By Peter Thatiah
"One of the grave consequences of joining the Mau Mau was the immediate shooting of my mother. She was shot in the backside, leading to an injury that would make one of her leg shorter for the rest of her life. But compared to what was to follow in our family, my mother was very lucky indeed.
Upon joining the movement, I came to learn about its structure. Dedan Kimathi had divided his people into battalions and Stanley Mathenge became the second in command.
Kimathi’s wife Mukami came to live with us but after some time she was taken away to a safe place out of the forest. She was suckling a baby girl called Nyambura and Kimathi was afraid of exposing the child to the extreme weather bouts of Aberdares forest.
At the beginning of 1954, which was the saddest year of my life, I was moved from the Kimathi camp and went to live in one of the camps ran by Mathenge. I immediately noted Mathenge was very different from his boss. Whereas Kimathi had a high-pitched voice, Mathenge’s was a deep baritone that drove everyone to attention whenever he romped into the camp. He was a widely travelled man who had been to countries like Egypt, Israel and Burma (today’s Myanmar) and he told many stories about these places.
We did not know then but this divergence in personalities would later bring differences that virtually brought the whole movement down. Mathenge was taller than Kimathi.
He was over six feet tall, light-skinned, with a gap between his teeth. He was also reasonable and willing to negotiate during a crisis. I don’t know what Kimathi thought about his friend but seeing that I carried his personal effects sometimes, I guessed Mathenge made Kimathi a little uncomfortable.
Towards the middle of 1954 the colonial soldiers achieved their dream when they caught up with my father in the forest and shot him dead in cold blood. They vowed to kill the rest of us. Two months later, my elder sister Peris Wambui was captured and shot dead in similar fashion.
I was told there was a lot of celebration in the homeguard circles when this happened. I slumped into inconsolable grief for many months, but I resolved that I would live on to see the end of the struggle. Kimathi ordered a massive retaliation and he became so confident of his success at this time he started toying with the idea of forming a government.
He gave all the people in the forest a rank. He designated the post of prime minister for himself. To console me on the death of my father and sister in the struggle, he made me a captain. There were sergeants, privates, corporals and even colonels. It did not surprise me when Mathenge turned down the offer to be made a field marshal. He said Kimathi should even refrain from calling himself a prime minister, arguing that it is the man who will survive the war who would claim the post.

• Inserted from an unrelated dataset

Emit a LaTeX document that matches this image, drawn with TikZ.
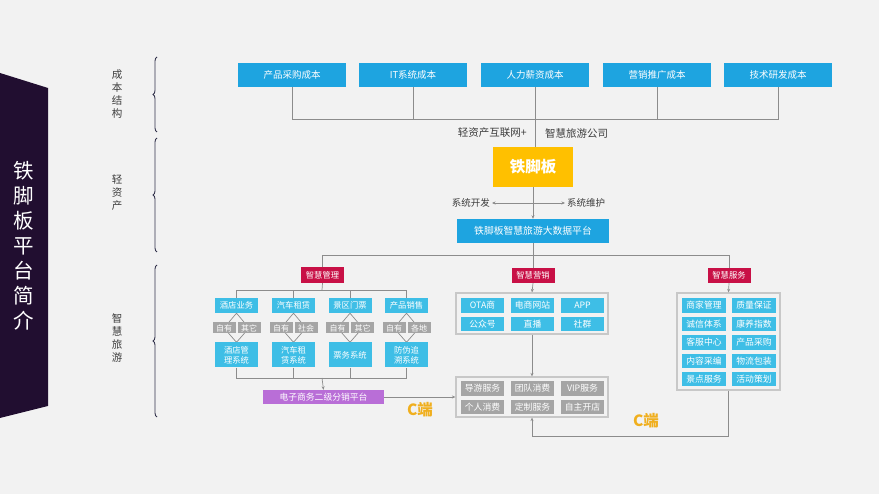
\documentclass[tikz,border=0pt]{standalone}
\usepackage{fontspec}
\setmainfont{Noto Sans CJK SC}
\usetikzlibrary{arrows.meta,decorations.pathreplacing,backgrounds}

\definecolor{paper}{RGB}{242,242,242}
\definecolor{banner}{RGB}{33,14,48}
\definecolor{costblue}{RGB}{30,164,224}
\definecolor{subblue}{RGB}{62,190,230}
\definecolor{gold}{RGB}{255,192,0}
\definecolor{rosered}{RGB}{200,16,70}
\definecolor{lilac}{RGB}{185,110,215}
\definecolor{boxgray}{RGB}{165,165,165}
\definecolor{framegray}{RGB}{200,200,200}
\definecolor{linegray}{RGB}{140,140,140}
\definecolor{inkgray}{RGB}{60,60,60}
\definecolor{bracecol}{RGB}{50,50,75}
\definecolor{cend}{RGB}{240,175,30}

\begin{document}
\begin{tikzpicture}[x=1pt,y=-1pt,
  costbox/.style={fill=costblue,text=white,minimum width=108pt,minimum height=24pt,inner sep=0pt,font=\fontsize{9.5}{10}\selectfont},
  tagbox/.style={fill=rosered,text=white,minimum width=43pt,minimum height=15pt,inner sep=0pt,font=\fontsize{8.3}{9}\selectfont},
  bizbox/.style={fill=subblue,text=white,minimum width=43pt,minimum height=15pt,inner sep=0pt,font=\fontsize{8.3}{9}\selectfont},
  sysbox/.style={fill=subblue,text=white,minimum width=43pt,minimum height=25pt,inner sep=0pt,align=center,font=\fontsize{8.3}{10}\selectfont},
  ownbox/.style={fill=boxgray,text=white,minimum width=23pt,minimum height=11pt,inner sep=0pt,font=\fontsize{8}{8}\selectfont},
  cellbox/.style={fill=subblue,text=white,minimum width=43pt,minimum height=14.5pt,inner sep=0pt,font=\fontsize{8.8}{9}\selectfont},
  graycell/.style={fill=boxgray,text=white,minimum width=43pt,minimum height=14.5pt,inner sep=0pt,font=\fontsize{8.8}{9}\selectfont},
  groupframe/.style={draw=framegray,line width=1.2pt,inner sep=0pt},
  wire/.style={draw=linegray,line width=0.7pt},
  tip/.style={wire,-{Stealth[length=3.5pt,width=3pt]}},
  note/.style={text=inkgray,inner sep=2pt},
  bracelabel/.style={text=inkgray,align=center,font=\fontsize{10.5}{13}\selectfont},
  brace/.style={draw=bracecol,line width=0.9pt,decorate,decoration={brace,amplitude=4pt}},
  cmark/.style={text=cend,font=\fontsize{15.5}{16}\selectfont\bfseries}]

  % Paper
  \begin{pgfonlayer}{background}
    \fill[paper] (0,0) rectangle (879,494);
  \end{pgfonlayer}

  % Title banner
  \fill[banner] (0,73) -- (48,88) -- (48,406) -- (0,418) -- cycle;
  \node[text=white,align=center,font=\fontsize{20.5}{25}\selectfont] (title) at (24,246)
    {铁\\脚\\板\\平\\台\\简\\介};

  % Braces and their labels
  \draw[brace] (157,132) -- (157,57);
  \draw[brace] (157,252) -- (157,138);
  \draw[brace] (157,417) -- (157,265);
  \node[bracelabel] (costlab) at (117,94) {成\\本\\结\\构};
  \node[bracelabel] (lightlab) at (117,193) {轻\\资\\产};
  \node[bracelabel] (tourlab) at (117,338) {智\\慧\\旅\\游};

  % Cost structure
  \node[costbox] (cost1) at (292,75) {产品采购成本};
  \node[costbox] (cost2) at (413,75) {IT系统成本};
  \node[costbox] (cost3) at (535,75) {人力薪资成本};
  \node[costbox] (cost4) at (657,75) {营销推广成本};
  \node[costbox] (cost5) at (778,75) {技术研发成本};
  \coordinate (costbar) at (535,119);

  \node[note,anchor=east,font=\fontsize{10.5}{11}\selectfont] (lightnet) at (529,133) {轻资产互联网+};
  \node[note,anchor=west,font=\fontsize{10.5}{11}\selectfont] (smartco) at (543,133) {智慧旅游公司};

  % Light assets
  \node[fill=gold,text=white,minimum width=80pt,minimum height=40pt,inner sep=0pt,
        font=\fontsize{15.5}{16}\selectfont\bfseries] (tjb) at (533,167) {铁脚板};
  \node[note,anchor=east,font=\fontsize{9.5}{10}\selectfont] (dev) at (492,203) {系统开发};
  \node[note,anchor=west,font=\fontsize{9.5}{10}\selectfont] (maint) at (565,203) {系统维护};
  \node[fill=costblue,text=white,minimum width=152pt,minimum height=24pt,inner sep=0pt,
        font=\fontsize{9.8}{10}\selectfont] (platform) at (533,231) {铁脚板智慧旅游大数据平台};
  \coordinate (split) at (533,255);

  % Smart tourism
  \node[tagbox,minimum height=16pt] (mgmt) at (322.5,275) {智慧管理};
  \node[tagbox] (mkt) at (533,275.5) {智慧营销};
  \node[tagbox] (serv) at (729,275.5) {智慧服务};

  % Management branch
  \coordinate (mtop) at (322,290);
  \node[bizbox] (hotel) at (236.5,305.5) {酒店业务};
  \node[bizbox] (car) at (293.5,305.5) {汽车租赁};
  \node[bizbox] (ticket) at (350,305.5) {景区门票};
  \node[bizbox] (prod) at (406.5,305.5) {产品销售};

  \node[ownbox] (hotelA) at (224,328) {自有};
  \node[ownbox] (hotelB) at (249,328) {其它};
  \node[ownbox] (carA) at (281,328) {自有};
  \node[ownbox] (carB) at (306,328) {社会};
  \node[ownbox] (ticketA) at (337.5,328) {自有};
  \node[ownbox] (ticketB) at (362.5,328) {其它};
  \node[ownbox] (prodA) at (394,328) {自有};
  \node[ownbox] (prodB) at (419,328) {各地};

  \node[sysbox] (hotelsys) at (236.5,355) {酒店管\\理系统};
  \node[sysbox] (carsys) at (293.5,355) {汽车租\\赁系统};
  \node[sysbox] (ticketsys) at (350,355) {票务系统};
  \node[sysbox] (prodsys) at (406.5,355) {防伪追\\溯系统};

  \coordinate (mbot) at (322,378);
  \node[fill=lilac,text=white,minimum width=121pt,minimum height=14pt,inner sep=0pt,
        font=\fontsize{8.8}{9}\selectfont] (ecom) at (323.5,397) {电子商务二级分销平台};

  % Marketing branch
  \node[groupframe,minimum width=152pt,minimum height=41pt] (mktframe) at (532,313.5) {};
  \node[cellbox] (ota) at (482.5,305.5) {OTA商};
  \node[cellbox] (eshop) at (532.5,305.5) {电商网站};
  \node[cellbox] (app) at (582.5,305.5) {APP};
  \node[cellbox] (wechat) at (482.5,324) {公众号};
  \node[cellbox] (live) at (532.5,324) {直播};
  \node[cellbox] (social) at (582.5,324) {社群};

  % Consumers
  \node[groupframe,minimum width=152pt,minimum height=40pt] (consframe) at (532,397) {};
  \node[graycell] (guide) at (482.5,388.5) {导游服务};
  \node[graycell] (team) at (532.5,388.5) {团队消费};
  \node[graycell] (vip) at (582.5,388.5) {VIP服务};
  \node[graycell] (single) at (482.5,407) {个人消费};
  \node[graycell] (custom) at (532.5,407) {定制服务};
  \node[graycell] (ownshop) at (582.5,407) {自主开店};
  \coordinate (cturn) at (532,436);
  \node[cmark] (cleft) at (420,410) {C端};
  \node[cmark] (cright) at (646,421) {C端};

  % Service branch
  \node[groupframe,minimum width=103pt,minimum height=97pt] (servframe) at (728.5,341.5) {};
  \node[cellbox,minimum width=44pt] (merchant) at (704,305.5) {商家管理};
  \node[cellbox,minimum width=44pt] (quality) at (754,305.5) {质量保证};
  \node[cellbox,minimum width=44pt] (credit) at (704,324) {诚信体系};
  \node[cellbox,minimum width=44pt] (health) at (754,324) {康养指数};
  \node[cellbox,minimum width=44pt] (support) at (704,342.5) {客服中心};
  \node[cellbox,minimum width=44pt] (purchase) at (754,342.5) {产品采购};
  \node[cellbox,minimum width=44pt] (content) at (704,361) {内容采编};
  \node[cellbox,minimum width=44pt] (logistics) at (754,361) {物流包装};
  \node[cellbox,minimum width=44pt] (spot) at (704,379) {景点服务};
  \node[cellbox,minimum width=44pt] (events) at (754,379) {活动策划};

  % Connectors
  \draw[wire] (cost1.south) |- (cost5.south |- costbar) -- (cost5.south);
  \draw[wire] (cost2.south) -- (cost2.south |- costbar);
  \draw[wire] (cost4.south) -- (cost4.south |- costbar);
  \draw[wire] (cost3.south) -- (cost3.south |- tjb.north);
  \draw[tip] (tjb.south) -- (platform.north);
  \draw[wire,{Stealth[length=3.5pt,width=3pt]}-{Stealth[length=3.5pt,width=3pt]}] (dev.east) -- (maint.west);
  \draw[wire] (platform.south) -- (split);
  \draw[wire] (mgmt.north) |- (serv.north |- split) -- (serv.north);
  \draw[wire] (mkt.north) -- (mkt.north |- split);

  \draw[wire] (mgmt.south) -- (mtop);
  \draw[wire] (hotel.north) |- (prod.north |- mtop) -- (prod.north);
  \draw[wire] (car.north) -- (car.north |- mtop);
  \draw[wire] (ticket.north) -- (ticket.north |- mtop);
  \begin{pgfonlayer}{background}
    \draw[wire] (hotel.south) -- (hotelA.center) -- (hotelsys.north) -- (hotelB.center) -- cycle;
    \draw[wire] (car.south) -- (carA.center) -- (carsys.north) -- (carB.center) -- cycle;
    \draw[wire] (ticket.south) -- (ticketA.center) -- (ticketsys.north) -- (ticketB.center) -- cycle;
    \draw[wire] (prod.south) -- (prodA.center) -- (prodsys.north) -- (prodB.center) -- cycle;
  \end{pgfonlayer}
  \draw[wire] (hotelsys.south) |- (prodsys.south |- mbot) -- (prodsys.south);
  \draw[wire] (carsys.south) -- (carsys.south |- mbot);
  \draw[wire] (ticketsys.south) -- (ticketsys.south |- mbot);
  \draw[tip] (mbot) -- (ecom.north);
  \draw[tip] (ecom.east) -- (consframe.west);

  \draw[tip] (mkt.south) -- (mktframe.north);
  \draw[tip] (mktframe.south) -- (consframe.north);
  \draw[tip] (serv.south) -- (servframe.north);
  \draw[tip] (servframe.south) |- (cturn) -- (consframe.south);
\end{tikzpicture}
\end{document}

There was a girl from the Kimathi camp called Wanjiru and she was one of my best friends. She told me everything that happened in the Kimathi camp and I told her everything that happened in the Mathenge camp. In early 1956 she told me the Kimathi camp was planning to take unspecified action on Mathenge. One day Mathenge was arrested and hauled for a court martial in the Kimathi camp, ostensibly because of offering to negotiate for ceasefire with the colonial establishment.
On that night it was raining and Mathenge and six of his men were tied to trees some distance from where Kimathi consulted with his council. It was at this point that I decided to untie Mathenge without the knowledge of the others. He left walking down valley and he was never seen again. Not even his body was ever found. Kimathi never talked about it either and we knew it was a closed topic.
After Kimathi was betrayed in 1956 at a village called Kahigaini in Tetu, we knew the end was nigh. I was arrested in 1957 and became prisoner number 2739 at Kamiti Maximum Prison. Luckily, my interrogator, a man called Nelson, knew my father and hatched a scheme to release me even before the year was over.
I could not even remember the way back home. People had been put in camps and everything I had known and loved was no more. Our farm had long been given away and my family made squatters.
Today we live in Nyandarua with my family, where we bought a farm and established a home.